GAO to Congress: Keep Better Track of Federal Retirement Plan

May 15, 2003 ( - To keep a better eye on the federal employee retirement program, Congress needs to set up ways to keep itself more tightly in the loop about the Thrift Savings Plan's (TSP) operations and policy moves.

That was the recommendation of the General Accounting Office (GAO) in a draft report of an investigation into a dispute between the TSP and a contractor hired to build the plan a new recordkeeping system, according to a Washington Post report. Congress should “establish a formal process by which the Secretary of Labor can report to the Congress issues of critical concern associated with the actions of the TSP board and executive director,” the GAO draft report says.

The dispute prompting the GAO probe included a move by the TSP to sack its computer contractor and to sue for damages after claiming that the project was riddled with software defects. As of earlier this year, the much ballyhooed but often delayed effort to use the new system to bring daily valuation to the TSP was still up in the air (See  Thrift Savings Plan Recordkeeping System Still Floundering ).  

The dispute also spurred intervention by US Department of Labor (DoL) officials who said it wasn’t clear why the retirement plan paid $2 million for outside legal counsel instead of relying on US Justice Department lawyers. The DoL also said the plan should have written off $41 million in project costs and payments to the ousted contractor and charged the loss to participant accounts. For its part, the TSP has said it is still confident of getting the money back and even armed itself with a statement from outside auditors saying it wasn’t unreasonable to delay writing off the computer-project expenses.

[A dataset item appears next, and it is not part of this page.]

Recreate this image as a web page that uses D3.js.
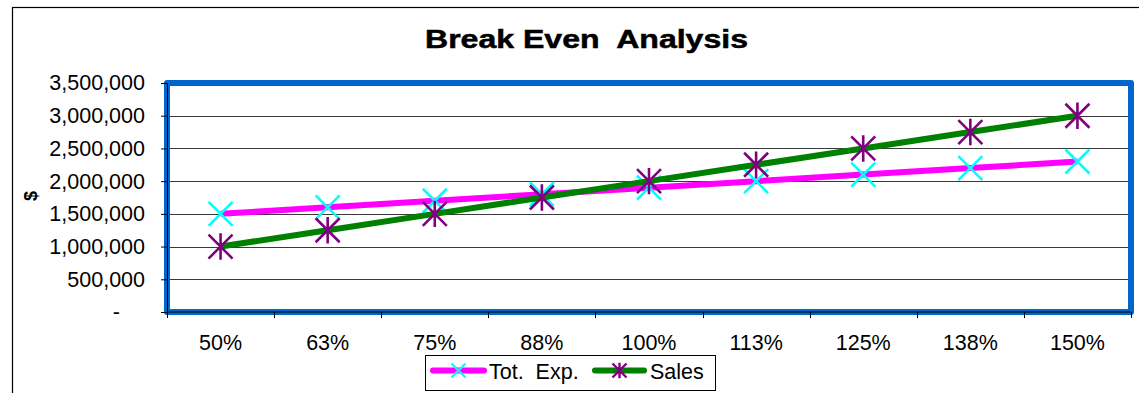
<!DOCTYPE html>
<html>
<head>
<meta charset="utf-8">
<script src="https://cdn.jsdelivr.net/npm/d3@7"></script>
<style>
  html, body { margin: 0; padding: 0; background: #fff; }
  svg { display: block; font-family: "Liberation Sans", Arial, sans-serif; }
  text { white-space: pre; }
</style>
</head>
<body>
<svg id="chart" width="1139" height="393"></svg>
<script>
// Activity level (share of planned volume)
const levels = ["50%", "63%", "75%", "88%", "100%", "113%", "125%", "138%", "150%"];
// Total expenses at each activity level ($)
const totExp = [1500000, 1600000, 1700000, 1800000, 1900000, 2000000, 2100000, 2200000, 2300000];
// Sales revenue at each activity level ($)
const sales = [1000000, 1250000, 1500000, 1750000, 2000000, 2250000, 2500000, 2750000, 3000000];
// Value axis ticks
const yTicks = [0, 500000, 1000000, 1500000, 2000000, 2500000, 3000000, 3500000];

const svg = d3.select("#chart");
const W = 1139, H = 393;
const plot = { left: 167, right: 1131, top: 83, bottom: 312 };

// Outer chart frame (extends beyond the visible area on the right and bottom)
svg.append("rect")
  .attr("x", 12.5).attr("y", 7.5)
  .attr("width", W + 20).attr("height", H + 20)
  .attr("fill", "#fff").attr("stroke", "#000").attr("stroke-width", 1.2);

// Title
svg.append("text")
  .attr("x", 425).attr("y", 48)
  .attr("font-size", 25).attr("font-weight", "bold")
  .attr("stroke", "#000").attr("stroke-width", 0.5)
  .attr("textLength", 323).attr("lengthAdjust", "spacingAndGlyphs")
  .text("Break Even  Analysis");

const x = d3.scaleBand().domain(levels).range([plot.left, plot.right]);
const y = d3.scaleLinear().domain([0, 3500000]).range([plot.bottom, plot.top]);

// Plot area background
svg.append("rect")
  .attr("x", plot.left).attr("y", plot.top)
  .attr("width", plot.right - plot.left).attr("height", plot.bottom - plot.top)
  .attr("fill", "#fff");

// Horizontal gridlines
svg.append("g")
  .selectAll("line")
  .data(yTicks.filter(d => d > 0 && d < 3500000))
  .join("line")
  .attr("x1", plot.left).attr("x2", plot.right)
  .attr("y1", d => Math.round(y(d)) + 0.5).attr("y2", d => Math.round(y(d)) + 0.5)
  .attr("stroke", "#3a3a3a").attr("stroke-width", 1);

// Plot area border
svg.append("rect")
  .attr("x", plot.left).attr("y", plot.top)
  .attr("width", plot.right - plot.left).attr("height", plot.bottom - plot.top)
  .attr("fill", "none").attr("stroke", "#0066CC").attr("stroke-width", 6)
  .attr("stroke-linejoin", "round");

// Value axis
const fmt = d => d === 0 ? "-" : d3.format(",")(d);
const yAxis = svg.append("g")
  .attr("transform", `translate(${plot.left},0)`)
  .call(d3.axisLeft(y).tickValues(yTicks).tickFormat(fmt).tickSize(6).tickPadding(16));
yAxis.select(".domain").attr("stroke", "#000");
yAxis.selectAll(".tick line").attr("stroke", "#000");
yAxis.selectAll(".tick text")
  .attr("font-size", 21.5).attr("fill", "#000")
  .attr("font-family", "Liberation Sans, Arial, sans-serif")
  .attr("dx", d => d === 0 ? -25 : 0);

// Category axis with ticks between categories
const xAxisG = svg.append("g").attr("transform", `translate(0,${plot.bottom})`);
xAxisG.append("line")
  .attr("x1", plot.left).attr("x2", plot.right)
  .attr("y1", 0).attr("y2", 0).attr("stroke", "#000");
xAxisG.selectAll("line.tk")
  .data(levels.concat(["end"]))
  .join("line").attr("class", "tk")
  .attr("x1", (d, i) => Math.round(plot.left + i * x.step()) + 0.5)
  .attr("x2", (d, i) => Math.round(plot.left + i * x.step()) + 0.5)
  .attr("y1", 0).attr("y2", 6).attr("stroke", "#000");
xAxisG.selectAll("text")
  .data(levels)
  .join("text")
  .attr("x", d => x(d) + x.bandwidth() / 2)
  .attr("y", 38)
  .attr("text-anchor", "middle")
  .attr("font-size", 21.5)
  .text(d => d);

// Y axis title
svg.append("text")
  .attr("transform", "translate(37,196) rotate(-90)")
  .attr("text-anchor", "middle")
  .attr("font-size", 18).attr("font-weight", "bold")
  .text("$");

// Marker shapes
function xMark(g, cx, cy, r, color, sw) {
  g.append("path")
    .attr("d", `M${cx - r},${cy - r}L${cx + r},${cy + r}M${cx - r},${cy + r}L${cx + r},${cy - r}`)
    .attr("stroke", color).attr("stroke-width", sw).attr("fill", "none");
}
function starMark(g, cx, cy, r, color, sw) {
  g.append("path")
    .attr("d", `M${cx - r},${cy - r}L${cx + r},${cy + r}M${cx - r},${cy + r}L${cx + r},${cy - r}M${cx},${cy - r * 1.1}L${cx},${cy + r * 1.1}`)
    .attr("stroke", color).attr("stroke-width", sw).attr("fill", "none");
}

const series = [
  { name: "Tot.  Exp.", values: totExp, line: "#FF00FF", mark: "#00FFFF", marker: xMark },
  { name: "Sales", values: sales, line: "#008000", mark: "#800080", marker: starMark }
];

const lineGen = d3.line()
  .x((d, i) => x(levels[i]) + x.bandwidth() / 2)
  .y(d => y(d));

series.forEach(s => {
  const g = svg.append("g");
  g.append("path")
    .datum(s.values)
    .attr("d", lineGen)
    .attr("fill", "none")
    .attr("stroke", s.line)
    .attr("stroke-width", 6)
    .attr("stroke-linejoin", "round");
  s.values.forEach((v, i) => {
    s.marker(g, x(levels[i]) + x.bandwidth() / 2, y(v), 12, s.mark, 2.6);
  });
});

// Legend
const lg = svg.append("g");
lg.append("rect")
  .attr("x", 425.5).attr("y", 355.5).attr("width", 290).attr("height", 35)
  .attr("fill", "#fff").attr("stroke", "#000").attr("stroke-width", 1);
const legendItems = [
  { s: series[0], x0: 430, x1: 487, tx: 489 },
  { s: series[1], x0: 592, x1: 647, tx: 650 }
];
legendItems.forEach(it => {
  const cy = 370.5;
  lg.append("line")
    .attr("x1", it.x0 + 3).attr("x2", it.x1 - 3)
    .attr("y1", cy).attr("y2", cy)
    .attr("stroke", it.s.line).attr("stroke-width", 6).attr("stroke-linecap", "round");
  it.s.marker(lg, (it.x0 + it.x1) / 2, cy, 7, it.s.mark, 2.4);
  lg.append("text")
    .attr("x", it.tx).attr("y", cy + 8)
    .attr("font-size", 21.5)
    .text(it.s.name);
});
</script>
</body>
</html>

TSP Doesn’t Have to Take DoL Suggestions

In its draft report, the GAO said the law requires the Labor Department to audit TSP operations but does not require the TSP to implement the department’s recommendations.

If the Labor Department finds that the TSP board or executive director has breached their fiduciary responsibilities, the department cannot take legal action or obtain monetary penalties, the GAO said. In contrast, the GAO pointed out, the department can take steps against private-sector pension plans and employers to correct fiduciary violations.

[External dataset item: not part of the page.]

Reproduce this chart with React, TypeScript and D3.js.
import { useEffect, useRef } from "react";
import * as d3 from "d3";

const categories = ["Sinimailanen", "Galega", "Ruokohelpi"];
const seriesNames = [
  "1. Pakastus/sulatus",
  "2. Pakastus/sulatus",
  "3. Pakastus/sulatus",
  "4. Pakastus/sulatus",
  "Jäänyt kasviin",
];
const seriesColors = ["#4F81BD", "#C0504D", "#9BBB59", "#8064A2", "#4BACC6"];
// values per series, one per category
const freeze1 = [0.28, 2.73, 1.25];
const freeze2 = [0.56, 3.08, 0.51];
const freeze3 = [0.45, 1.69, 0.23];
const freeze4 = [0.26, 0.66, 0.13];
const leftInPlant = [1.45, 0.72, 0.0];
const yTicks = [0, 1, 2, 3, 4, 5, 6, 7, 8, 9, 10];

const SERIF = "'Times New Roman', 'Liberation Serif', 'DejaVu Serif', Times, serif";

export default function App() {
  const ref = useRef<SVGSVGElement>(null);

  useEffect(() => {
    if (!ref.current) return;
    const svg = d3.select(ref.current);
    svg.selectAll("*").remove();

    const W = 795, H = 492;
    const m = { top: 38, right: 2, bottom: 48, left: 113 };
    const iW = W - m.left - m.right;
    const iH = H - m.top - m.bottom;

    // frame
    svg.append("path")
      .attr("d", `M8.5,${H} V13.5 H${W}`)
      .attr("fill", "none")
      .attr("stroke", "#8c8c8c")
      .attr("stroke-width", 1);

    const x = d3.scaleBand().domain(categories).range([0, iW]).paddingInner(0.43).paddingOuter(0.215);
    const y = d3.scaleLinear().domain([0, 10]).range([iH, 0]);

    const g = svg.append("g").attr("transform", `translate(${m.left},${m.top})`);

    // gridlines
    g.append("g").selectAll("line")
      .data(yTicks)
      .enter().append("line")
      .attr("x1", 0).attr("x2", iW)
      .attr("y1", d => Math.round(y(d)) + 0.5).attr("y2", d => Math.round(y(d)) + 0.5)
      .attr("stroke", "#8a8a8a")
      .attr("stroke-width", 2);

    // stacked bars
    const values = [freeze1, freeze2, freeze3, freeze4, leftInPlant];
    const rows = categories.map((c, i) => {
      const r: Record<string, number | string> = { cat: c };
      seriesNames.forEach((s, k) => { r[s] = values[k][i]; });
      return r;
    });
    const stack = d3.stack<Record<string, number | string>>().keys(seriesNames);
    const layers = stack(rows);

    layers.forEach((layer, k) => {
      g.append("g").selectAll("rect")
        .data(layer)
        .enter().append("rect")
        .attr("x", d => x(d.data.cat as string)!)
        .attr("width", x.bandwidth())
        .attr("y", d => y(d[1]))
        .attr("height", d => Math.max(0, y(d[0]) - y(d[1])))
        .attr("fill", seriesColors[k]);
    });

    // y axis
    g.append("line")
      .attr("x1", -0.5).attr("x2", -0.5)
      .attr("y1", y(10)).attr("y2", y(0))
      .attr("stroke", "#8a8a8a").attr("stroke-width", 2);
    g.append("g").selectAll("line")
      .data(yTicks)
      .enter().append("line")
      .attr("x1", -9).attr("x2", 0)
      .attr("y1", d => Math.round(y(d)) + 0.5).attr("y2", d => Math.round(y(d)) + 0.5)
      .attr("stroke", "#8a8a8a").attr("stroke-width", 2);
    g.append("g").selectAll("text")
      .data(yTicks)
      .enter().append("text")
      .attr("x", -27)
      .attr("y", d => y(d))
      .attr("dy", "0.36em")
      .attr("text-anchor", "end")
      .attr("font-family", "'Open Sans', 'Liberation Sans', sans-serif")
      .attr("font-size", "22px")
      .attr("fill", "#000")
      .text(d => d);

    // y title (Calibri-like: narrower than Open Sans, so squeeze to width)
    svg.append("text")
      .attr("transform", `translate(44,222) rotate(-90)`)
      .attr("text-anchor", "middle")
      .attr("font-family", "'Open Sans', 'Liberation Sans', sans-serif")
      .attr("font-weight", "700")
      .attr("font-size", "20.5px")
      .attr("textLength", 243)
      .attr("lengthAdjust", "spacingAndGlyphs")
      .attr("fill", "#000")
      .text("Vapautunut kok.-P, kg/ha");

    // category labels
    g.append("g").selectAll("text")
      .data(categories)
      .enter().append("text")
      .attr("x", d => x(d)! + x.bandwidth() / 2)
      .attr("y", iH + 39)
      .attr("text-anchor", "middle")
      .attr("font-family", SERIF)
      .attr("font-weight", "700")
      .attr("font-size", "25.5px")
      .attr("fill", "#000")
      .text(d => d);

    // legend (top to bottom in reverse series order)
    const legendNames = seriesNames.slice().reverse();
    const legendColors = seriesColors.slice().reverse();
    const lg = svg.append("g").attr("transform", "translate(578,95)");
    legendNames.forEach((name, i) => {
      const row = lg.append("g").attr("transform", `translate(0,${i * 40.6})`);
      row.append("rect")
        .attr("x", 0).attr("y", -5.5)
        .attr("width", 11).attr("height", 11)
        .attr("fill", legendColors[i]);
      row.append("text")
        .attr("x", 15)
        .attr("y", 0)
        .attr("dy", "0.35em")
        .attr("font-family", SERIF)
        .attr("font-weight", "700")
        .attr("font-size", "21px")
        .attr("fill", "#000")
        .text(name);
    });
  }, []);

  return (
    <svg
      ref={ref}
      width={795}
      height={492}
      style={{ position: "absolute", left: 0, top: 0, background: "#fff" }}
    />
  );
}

As a practical matter, though, disputes between the DoL and the TSP are rare. The Labor Department told the GAO that the TSP has implemented 95% of its recommendations; the TSP told the GAO it had implemented 99% of Labor’s ideas.

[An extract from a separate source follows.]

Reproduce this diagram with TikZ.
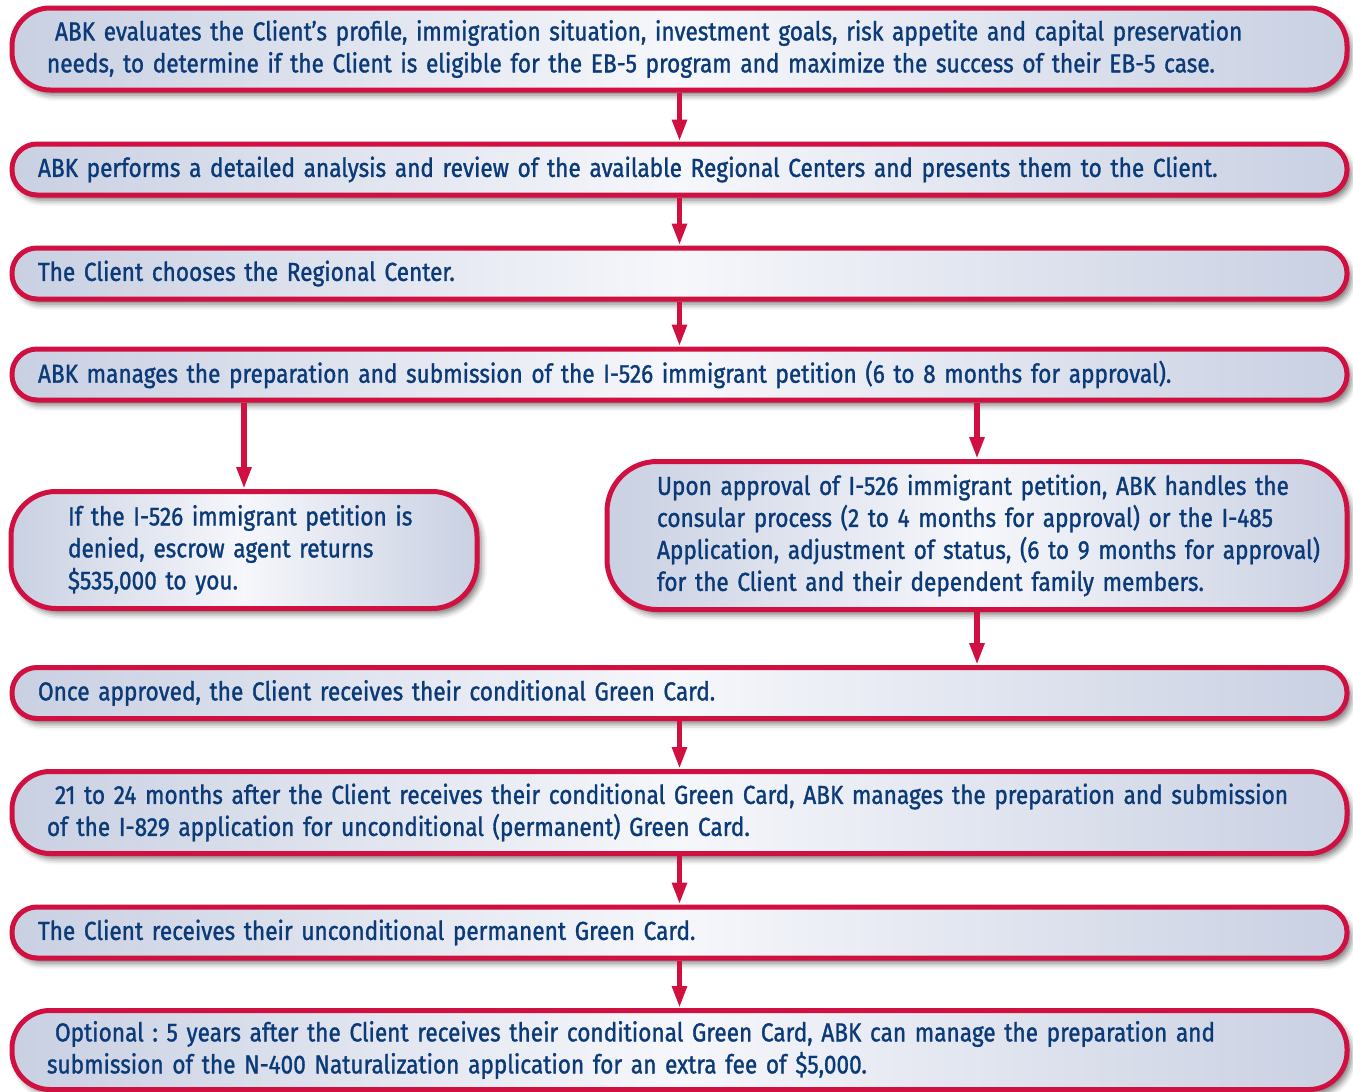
\documentclass[tikz,border=0pt]{standalone}
\usepackage{fontspec}
\setmainfont{Fira Sans}[FakeStretch=0.87,FakeBold=1.2]
\usetikzlibrary{arrows.meta,shadows.blur}
\definecolor{bordercol}{RGB}{208,16,64}
\definecolor{edgecol}{RGB}{201,208,226}
\definecolor{midcol}{RGB}{246,247,251}
\definecolor{textcol}{RGB}{10,58,120}
\tikzset{
  flowbox/.style={draw=bordercol, line width=5pt, left color=edgecol, right color=edgecol, middle color=midcol,
    text=textcol, align=left, font=\fontsize{26}{32}\selectfont, inner ysep=0pt,
    execute at begin node={\frenchspacing\hyphenpenalty=10000\exhyphenpenalty=10000},
    blur shadow={shadow xshift=4pt, shadow yshift=-5pt, shadow blur radius=6pt, shadow opacity=55}},
  flowarrow/.style={draw=bordercol, line width=5.5pt, -{Triangle[width=14pt,length=22pt]}}
}
\begin{document}
\begin{tikzpicture}[x=1pt,y=-1pt]
\useasboundingbox (0,0) rectangle (1353,1092);
% boxes
\node[flowbox, rounded corners=38pt, minimum width=1335pt, minimum height=82pt, inner xsep=35pt, text width=1265pt] (b1) at (679.5,49)
 {\hspace*{8pt}ABK evaluates the Client’s profile, immigration situation, investment goals, risk appetite and capital preservation\\needs, to determine if the Client is eligible for the EB-5 program and maximize the success of their EB-5 case.};
\node[flowbox, rounded corners=25pt, minimum width=1335pt, minimum height=51pt, inner xsep=26pt, text width=1283pt] (b2) at (679.5,169.5)
 {ABK performs a detailed analysis and review of the available Regional Centers and presents them to the Client.};
\node[flowbox, rounded corners=25pt, minimum width=1335pt, minimum height=51pt, inner xsep=26pt, text width=1283pt] (b3) at (679.5,273.5)
 {The Client chooses the Regional Center.};
\node[flowbox, rounded corners=25pt, minimum width=1335pt, minimum height=51pt, inner xsep=26pt, text width=1283pt] (b4) at (679.5,374.5)
 {ABK manages the preparation and submission of the I-526 immigrant petition (6 to 8 months for approval).};
\node[flowbox, rounded corners=45pt, minimum width=466pt, minimum height=117pt, inner xsep=57pt, text width=352pt] (b5) at (244,550)
 {If the I-526 immigrant petition is\\denied, escrow agent returns\\\$535,000 to you.};
\node[flowbox, rounded corners=50pt, minimum width=740pt, minimum height=148pt, inner xsep=50pt, text width=640pt] (b6) at (977,535.5)
 {\mbox{Upon approval of I-526 immigrant petition, ABK handles the}\\\mbox{consular process (2 to 4 months for approval) or the I-485}\\\mbox{Application, adjustment of status, (6 to 9 months for approval)}\\\mbox{for the Client and their dependent family members.}};
\node[flowbox, rounded corners=25pt, minimum width=1335pt, minimum height=51pt, inner xsep=26pt, text width=1283pt] (b7) at (679.5,693)
 {Once approved, the Client receives their conditional Green Card.};
\node[flowbox, rounded corners=38pt, minimum width=1335pt, minimum height=82pt, inner xsep=35pt, text width=1265pt] (b8) at (679.5,812.5)
 {\hspace*{8pt}21 to 24 months after the Client receives their conditional Green Card, ABK manages the preparation and submission\\of the I-829 application for unconditional (permanent) Green Card.};
\node[flowbox, rounded corners=25pt, minimum width=1335pt, minimum height=51pt, inner xsep=26pt, text width=1283pt] (b9) at (679.5,932.5)
 {The Client receives their unconditional permanent Green Card.};
\node[flowbox, rounded corners=38pt, minimum width=1335pt, minimum height=79pt, inner xsep=35pt, text width=1265pt] (b10) at (679.5,1050)
 {\hspace*{8pt}Optional : 5 years after the Client receives their conditional Green Card, ABK can manage the preparation and\\submission of the N-400 Naturalization application for an extra fee of \$5,000.};
% arrows
\draw[flowarrow] (b1.south) -- (b2.north);
\draw[flowarrow] (b2.south) -- (b3.north);
\draw[flowarrow] (b3.south) -- (b4.north);
\draw[flowarrow] (b5.north |- b4.south) -- (b5.north);
\draw[flowarrow] (b6.north |- b4.south) -- (b6.north);
\draw[flowarrow] (b6.south) -- (b6.south |- b7.north);
\draw[flowarrow] (b7.south) -- (b8.north);
\draw[flowarrow] (b8.south) -- (b9.north);
\draw[flowarrow] (b9.south) -- (b10.north);
\end{tikzpicture}
\end{document}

Still, the GAO said, the TSP board and executive director “are not held accountable” when they disagree with the Labor Department. “Consequently, DoL cannot demand that the executive director of the TSP board take specific actions within a given period of time. DoL does not report the status of its audit findings to the Congress nor is it required to do so. Such reports could provide the Congress with additional information on the management and operations of TSP,” the GAO draft report said.

The Federal Retirement Thrift Investment Board, in a response to the GAO, said it would welcome steps that enhance confidence in the Thrift Savings Plan. “The current board members have made openness and hands-on review the hallmark of our tenure,” Andrew Saul, the board’s chairman, said in a letter.

The TSP has about three million participants and fund balances valued at about $100 billion, making it one of the largest retirement savings programs in the nation.